DDRE-19. SPIDER VENOMS AS SOURCES OF MOLECULES FOR NEW CANCER TREATMENTS: THE EFFECTS OF THE SNX-482 PEPTIDE ON MACROPHAGE MODULATION

Malignant primary brain tumors remain among the most difficult cancers to treat. In malignant tissues, macrophages are accumulated in a high infiltration being known as tumor-associated macrophages (TAMs). These cells are associated with poor prognostics in many types of cancer. Studies in our group demonstrated that the venom of Phoneutria nigriventer (PnV), a wandering spider from South America, has reduced the development of glioblastoma (GBM) in a murine model, inducing a large infiltrate of TAMs.

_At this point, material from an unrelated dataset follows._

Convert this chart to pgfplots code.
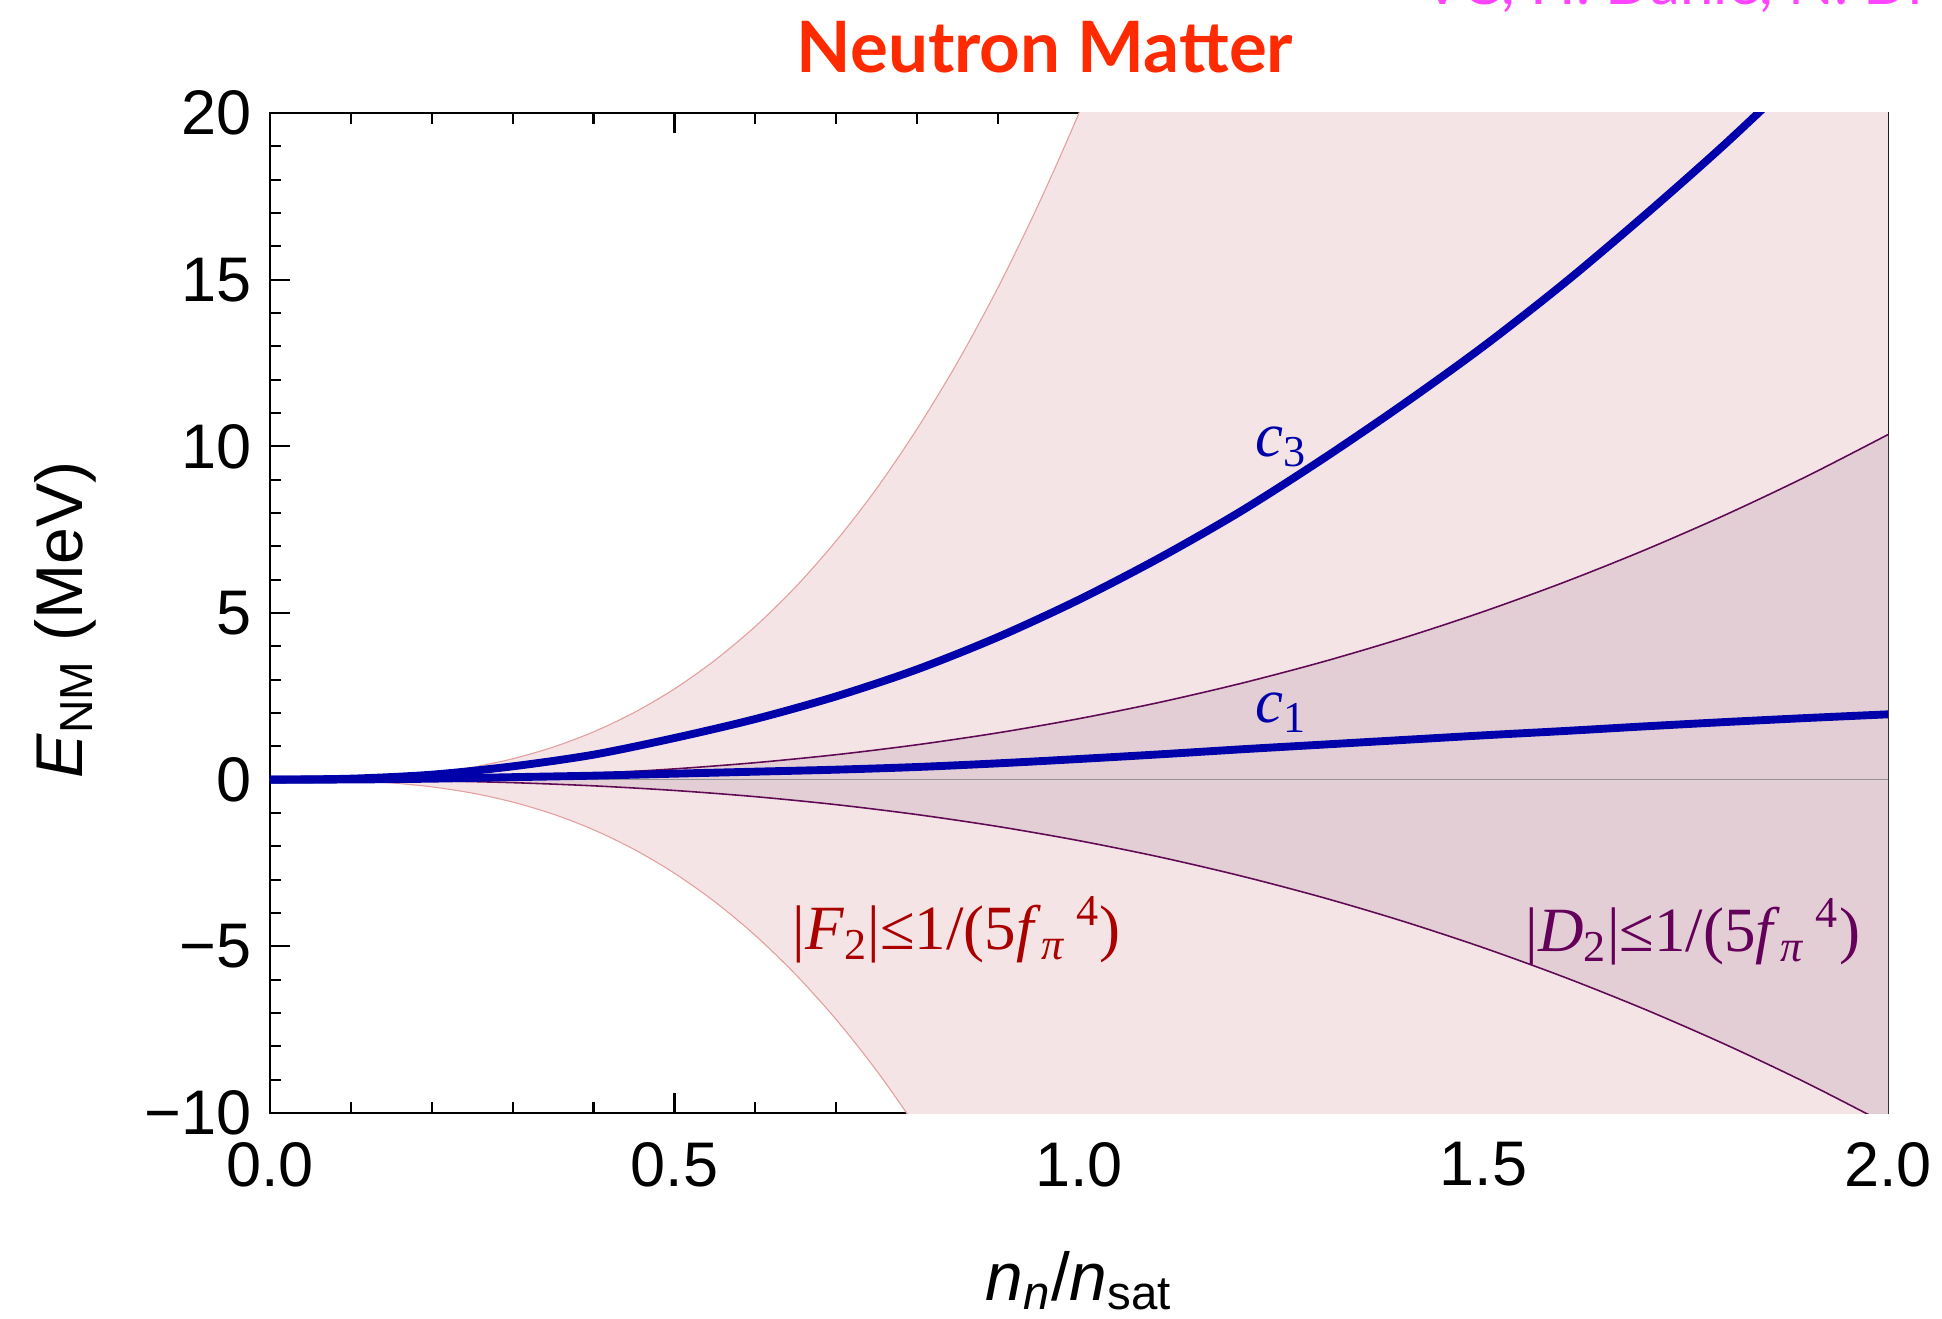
\documentclass[border=0pt]{standalone}
\usepackage{fontspec}
\setmainfont{Liberation Sans}
\newfontfamily\serifnm{Liberation Serif}
\newfontfamily\titlefont{Lato}
\usepackage{pgfplots}
\usepackage{pgfplotstable}
\usepgfplotslibrary{fillbetween}
\pgfplotsset{compat=1.18}

\definecolor{bandF}{RGB}{245,228,229}
\definecolor{bandD}{RGB}{228,206,213}
\definecolor{edgeF}{RGB}{228,160,160}
\definecolor{edgeD}{RGB}{96,10,86}
\definecolor{cblue}{RGB}{0,0,170}
\definecolor{titlered}{RGB}{255,42,0}
\definecolor{labF}{RGB}{170,0,0}
\definecolor{labD}{RGB}{100,0,90}
\definecolor{authors}{RGB}{255,68,255}

% outer band: |F_2| <= 1/(5 f_pi^4)
\pgfplotstableread{
x     F2u    F2l
0.00  0      0
0.05  0.004  -0.005
0.10  0.027  -0.031
0.15  0.085  -0.096
0.20  0.195  -0.216
0.25  0.371  -0.403
0.30  0.627  -0.672
0.35  0.977  -1.034
0.40  1.434  -1.503
0.45  2.012  -2.090
0.50  2.724  -2.808
0.55  3.584  -3.666
0.60  4.60   -4.676
0.65  5.79   -5.851
0.70  7.17   -7.20
0.75  8.74   -8.735
0.80  10.53  -10.47
0.85  12.53  -12.40
0.90  14.77  -14.55
0.95  17.26  -16.93
1.00  20.0   -19.55
1.05  23.0   -22.41
1.10  26.3   -25.53
1.20  33.8   -32.6
1.50  64     -60.8
2.00  147    -136
}\outerband

% inner band |D_2| <= 1/(5 f_pi^4) and the c1, c3 curves
\pgfplotstableread{
x    D2u     D2l      c1     c3
0.0  0       0        0      0
0.1  0.006   -0.006   0.005  0.03
0.2  0.033   -0.033   0.03   0.15
0.3  0.090   -0.090   0.075  0.40
0.4  0.185   -0.185   0.12   0.75
0.5  0.324   -0.324   0.18   1.25
0.6  0.510   -0.510   0.24   1.82
0.7  0.750   -0.750   0.30   2.50
0.8  1.048   -1.048   0.38   3.31
0.9  1.406   -1.406   0.49   4.28
1.0  1.830   -1.830   0.62   5.40
1.1  2.322   -2.322   0.76   6.66
1.2  2.887   -2.887   0.91   8.05
1.3  3.526   -3.526   1.05   9.60
1.4  4.244   -4.244   1.19   11.25
1.5  5.043   -5.043   1.33   13.00
1.6  5.926   -5.926   1.46   14.90
1.7  6.896   -6.896   1.60   16.95
1.8  7.955   -7.955   1.73   19.10
1.9  9.106   -9.106   1.85   21.40
2.0  10.352  -10.352  1.96   23.80
}\innerband

\begin{document}
\begin{tikzpicture}
\begin{axis}[
  at={(0pt,0pt)}, anchor=south west,
  scale only axis, width=513.65pt, height=317.46pt,
  xmin=0, xmax=2, ymin=-10, ymax=20,
  xtick={0,0.5,1,1.5,2}, xticklabels={0.0,0.5,1.0,1.5,2.0},
  ytick={-10,-5,0,5,10,15,20}, yticklabels={−10,−5,0,5,10,15,20},
  minor x tick num=4, minor y tick num=4,
  tick pos=both, tick align=inside,
  major tick length=6.3pt, minor tick length=3.5pt,
  every tick/.style={black, line width=0.7pt},
  axis line style={line width=0.9pt},
  tick label style={font=\fontsize{20}{24}\selectfont, inner sep=0pt},
  xticklabel style={anchor=north, yshift=-9.2pt},
  yticklabel style={anchor=east, xshift=-5.7pt},
  xlabel={\textit{n}\textsubscript{\textit{n}}/\textit{n}\textsubscript{sat}},
  xlabel style={at={(rel axis cs:0.5,0)}, anchor=base, yshift=-59.4pt,
    inner sep=0pt, font=\fontsize{21.5}{24}\selectfont},
  ylabel={\textit{E}\textsubscript{NM} (MeV)},
  ylabel style={at={([xshift=-59.4pt]rel axis cs:0,0.493)}, anchor=base,
    inner sep=0pt, font=\fontsize{21}{24}\selectfont},
  title={\titlefont\bfseries Neutron Matter},
  title style={at={(rel axis cs:0.479,1)}, anchor=base, yshift=7pt,
    inner sep=0pt, text=titlered, font=\fontsize{22.5}{26}\selectfont},
]
% bands
\addplot[draw=none, smooth, name path=F2u] table[x=x, y=F2u] {\outerband};
\addplot[draw=none, smooth, name path=F2l] table[x=x, y=F2l] {\outerband};
\addplot[fill=bandF, draw=none] fill between[of=F2u and F2l];
\addplot[draw=none, smooth, name path=D2u] table[x=x, y=D2u] {\innerband};
\addplot[draw=none, smooth, name path=D2l] table[x=x, y=D2l] {\innerband};
\addplot[fill=bandD, draw=none] fill between[of=D2u and D2l];
% zero line
\addplot[black!42, line width=0.5pt] coordinates {(0,0) (2,0)};
% band edges
\addplot[edgeF, line width=0.35pt, smooth] table[x=x, y=F2u] {\outerband};
\addplot[edgeF, line width=0.35pt, smooth] table[x=x, y=F2l] {\outerband};
\addplot[edgeD, line width=0.5pt, smooth] table[x=x, y=D2u] {\innerband};
\addplot[edgeD, line width=0.5pt, smooth] table[x=x, y=D2l] {\innerband};
% c1 and c3 contributions
\addplot[cblue, line width=2.5pt, smooth] table[x=x, y=c1] {\innerband};
\addplot[cblue, line width=2.5pt, smooth] table[x=x, y=c3] {\innerband};
% labels
\node[anchor=base west, inner sep=0pt, text=cblue, font=\serifnm\fontsize{20}{24}\selectfont]
  at (axis cs:1.2176,9.69) {\textit{c}\textsubscript{3}};
\node[anchor=base west, inner sep=0pt, text=cblue, font=\serifnm\fontsize{20}{24}\selectfont]
  at (axis cs:1.2176,1.71) {\textit{c}\textsubscript{1}};
\node[anchor=base west, inner sep=0pt, text=labF, font=\serifnm\fontsize{20}{24}\selectfont]
  at (axis cs:0.645,-5.1) {|\textit{F}\textsubscript{2}|≤1/(5\textit{f}\textsubscript{\textit{π}}\,\textsuperscript{4})};
\node[anchor=base west, inner sep=0pt, text=labD, font=\serifnm\fontsize{20}{24}\selectfont]
  at (axis cs:1.551,-5.15) {|\textit{D}\textsubscript{2}|≤1/(5\textit{f}\textsubscript{\textit{π}}\,\textsuperscript{4})};
\end{axis}
\node[anchor=base west, inner sep=0pt, text=authors, font=\titlefont\fontsize{19}{23}\selectfont]
  at (365.7pt,352.0pt) {VC, H. Dahle, N. Dr};
\pgfresetboundingbox
\useasboundingbox (-85.71pt,-65.08pt) rectangle (530.79pt,353.33pt);
\end{tikzpicture}
\end{document}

Subsequently, in vitro results demonstrated that PnV activates macrophages, increasing the ability to kill tumor cells. The aim of this study was to analyze the effects of the peptide SNX-482 presented in the venom of Hysterocrates gigas in macrophages for further correlation with the PnV. Macrophages were differentiated from bone marrow precursors collected from male C57BL6 mice and differentiated for 7 days with M-CSF. These cells were used for polarization and coculture with T cells and analyzed by flow cytometry. PCR Array was also performed (QIAGEN) for the analysis of gene expression. The results showed that SNX-482 could activate macrophages in a not dose-dependent response. There was an increase in the main activation markers (CD40, CD80, CD86, CD68, CD83, and MHCII). The polarization indicated that the peptide potentiated the proinflammatory effect of M1 macrophages (increased MHCII and iNOS). The screening of 86 cancer-related genes showed that the Ccr4, Pdcd1, Gzmb, and IFN-γ genes had an increase in their expression. Furthermore, we developed in C57BL/6 mouse a pre-clinical model of intracranial glioblastoma using the Gl261 cell line. The results showed an applied-easy-safe model that could alter the gene expression of cancer markers. Taken together, all the results contributed to increasing the knowledge about the peptide SNX-482 and the model for further pre-clinical assays of glioblastoma, making a great advance in the development of new treatments.